On the heels of the Kentucky Derby many people wonder how winner California Chrome travelled to and from his home racetrack of Los Alamitos in Cypress, California, to Churchill Downs in Louisville, Kentucky.
California Chrome wasn’t shipped by train and he wasn’t driven in a trailer. He was flown by air in a Boeing 727 Cargo plane. It sounds unbelievable but there are numerous reasons why the best horses in the world are flown from race-to-race instead carried in a horse van.
Horses are foragers and their bodies function best when they have freedom to move around. A trip from Southern California to Churchill Downs, takes about 35 hours for a direct drive, and with layovers it could take up to three days! Your Derby winner would have arrived exhausted, stressed, underweight and possibly ill.
Reducing travel time reduces stress so a horse can stay at the peak of his performance ability and even train the next morning. From stall-to-stall, California Chrome was on the road for about six hours before arriving in Kentucky.
The best show horses and racehorses in the world can accumulate more frequent flier miles than George Clooney in Up In The Air!
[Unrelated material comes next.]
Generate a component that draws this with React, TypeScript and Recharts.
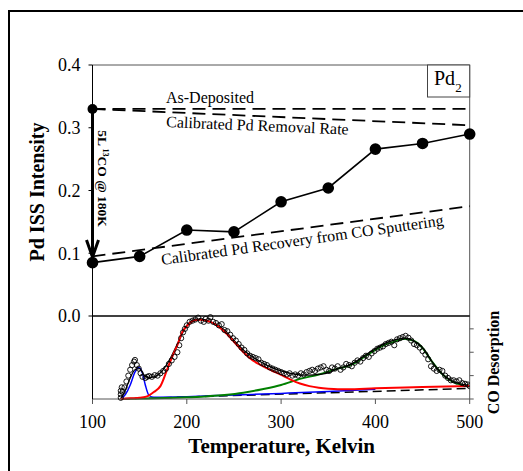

No security lines, free access to hay, and experienced handlers delivering first-class care make air travel a tempting transportation method. The only part that is unappealing is the price tag. Most flights cost from $3,500 – $10,000 per horse. This explains why only the upper class equines are making trips through the sky, while the bourgeoisie are still riding in a traditional horse van.
When California Chrome arrived at the airport, he was lead off of a large, semi-sized horse van, and up a gangplank walkway (with secure siding), and into the plane. His hooves never touched the runway. He and his equine travel mates were contained in slots lined up and facing the front of the plane. Racehorses usually ship calmly because each slot is similar to another small space they are accustomed to, the starting gate. In case of a rare emergency, the knowledgeable employees of the equine airline are qualified to administer tranquilizer.
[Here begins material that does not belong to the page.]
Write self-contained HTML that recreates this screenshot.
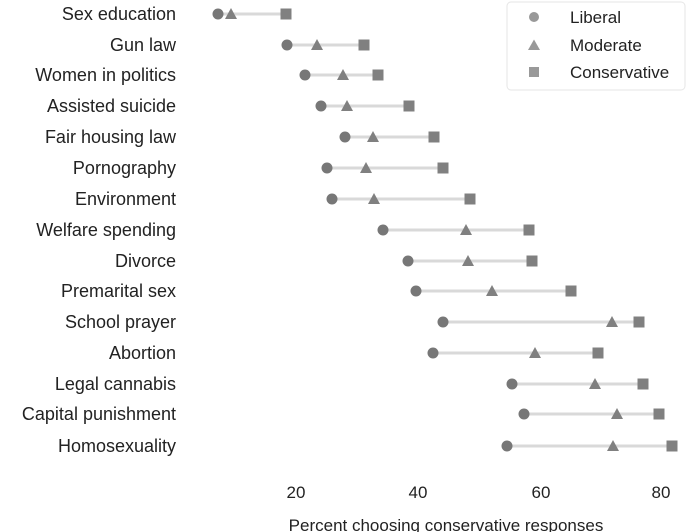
<!DOCTYPE html>
<html><head><meta charset="utf-8"><style>body{margin:0;background:#fff}svg{display:block;font-family:"Liberation Sans","DejaVu Sans",sans-serif}</style></head><body>
<svg width="693" height="532" viewBox="0 0 693 532" xmlns="http://www.w3.org/2000/svg">
<defs>
<circle id="c" r="5.5" fill="#777"/>
<polygon id="t" points="0,-6 6,5 -6,5" fill="#808080"/>
<rect id="s" x="-5.5" y="-5.5" width="11" height="11" fill="#808080"/>
</defs>
<g font-size="18" fill="#222" text-anchor="end">
<text x="176" y="20">Sex education</text>
<text x="176" y="51">Gun law</text>
<text x="176" y="81">Women in politics</text>
<text x="176" y="112">Assisted suicide</text>
<text x="176" y="143">Fair housing law</text>
<text x="176" y="174">Pornography</text>
<text x="176" y="205">Environment</text>
<text x="176" y="236">Welfare spending</text>
<text x="176" y="267">Divorce</text>
<text x="176" y="297">Premarital sex</text>
<text x="176" y="328">School prayer</text>
<text x="176" y="359">Abortion</text>
<text x="176" y="390">Legal cannabis</text>
<text x="176" y="420">Capital punishment</text>
<text x="176" y="452">Homosexuality</text>
</g>
<g stroke="#d9d9d9" stroke-width="3">
<line x1="218" x2="286" y1="14" y2="14"/>
<line x1="287" x2="364" y1="45" y2="45"/>
<line x1="305" x2="378" y1="75" y2="75"/>
<line x1="321" x2="409" y1="106" y2="106"/>
<line x1="345" x2="434" y1="137" y2="137"/>
<line x1="327" x2="443" y1="168" y2="168"/>
<line x1="332" x2="470" y1="199" y2="199"/>
<line x1="383" x2="529" y1="230" y2="230"/>
<line x1="408" x2="532" y1="261" y2="261"/>
<line x1="416" x2="571" y1="291" y2="291"/>
<line x1="443" x2="639" y1="322" y2="322"/>
<line x1="433" x2="598" y1="353" y2="353"/>
<line x1="512" x2="643" y1="384" y2="384"/>
<line x1="524" x2="659" y1="414" y2="414"/>
<line x1="507" x2="672" y1="446" y2="446"/>
</g>
<use href="#c" x="218" y="14"/><use href="#t" x="231" y="14"/><use href="#s" x="286" y="14"/>
<use href="#c" x="287" y="45"/><use href="#t" x="317" y="45"/><use href="#s" x="364" y="45"/>
<use href="#c" x="305" y="75"/><use href="#t" x="343" y="75"/><use href="#s" x="378" y="75"/>
<use href="#c" x="321" y="106"/><use href="#t" x="347" y="106"/><use href="#s" x="409" y="106"/>
<use href="#c" x="345" y="137"/><use href="#t" x="373" y="137"/><use href="#s" x="434" y="137"/>
<use href="#c" x="327" y="168"/><use href="#t" x="366" y="168"/><use href="#s" x="443" y="168"/>
<use href="#c" x="332" y="199"/><use href="#t" x="374" y="199"/><use href="#s" x="470" y="199"/>
<use href="#c" x="383" y="230"/><use href="#t" x="466" y="230"/><use href="#s" x="529" y="230"/>
<use href="#c" x="408" y="261"/><use href="#t" x="468" y="261"/><use href="#s" x="532" y="261"/>
<use href="#c" x="416" y="291"/><use href="#t" x="492" y="291"/><use href="#s" x="571" y="291"/>
<use href="#c" x="443" y="322"/><use href="#t" x="612" y="322"/><use href="#s" x="639" y="322"/>
<use href="#c" x="433" y="353"/><use href="#t" x="535" y="353"/><use href="#s" x="598" y="353"/>
<use href="#c" x="512" y="384"/><use href="#t" x="595" y="384"/><use href="#s" x="643" y="384"/>
<use href="#c" x="524" y="414"/><use href="#t" x="617" y="414"/><use href="#s" x="659" y="414"/>
<use href="#c" x="507" y="446"/><use href="#t" x="613" y="446"/><use href="#s" x="672" y="446"/>
<rect x="507" y="2" width="178" height="88" rx="4" fill="#fff" stroke="#e6e6e6"/>
<circle cx="534" cy="17" r="5" fill="#999"/>
<polygon points="534,39.5 540,50 528,50" fill="#999"/>
<rect x="529" y="67" width="10" height="10" fill="#999"/>
<g font-size="17" fill="#222"><text x="570" y="23">Liberal</text><text x="570" y="51">Moderate</text><text x="570" y="78">Conservative</text></g>
<g font-size="17" fill="#222" text-anchor="middle"><text x="296" y="498">20</text><text x="418" y="498">40</text><text x="541" y="498">60</text><text x="661" y="498">80</text>
<text x="446" y="531">Percent choosing conservative responses</text></g>
</svg></body></html>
No pilot announcements and no windows make the landing a surprise for human companions. No temperature regulation can result in what I have heard people call “the flying icebox”. There are several rows of seats located in the back of the plane behind the horses for the grooms, riders and trainers.
California Chrome had an even shorter flight when he shipped to Maryland for the Preakness and his shot at the Triple Crown. Best of luck as you fly to the wire California Chrome!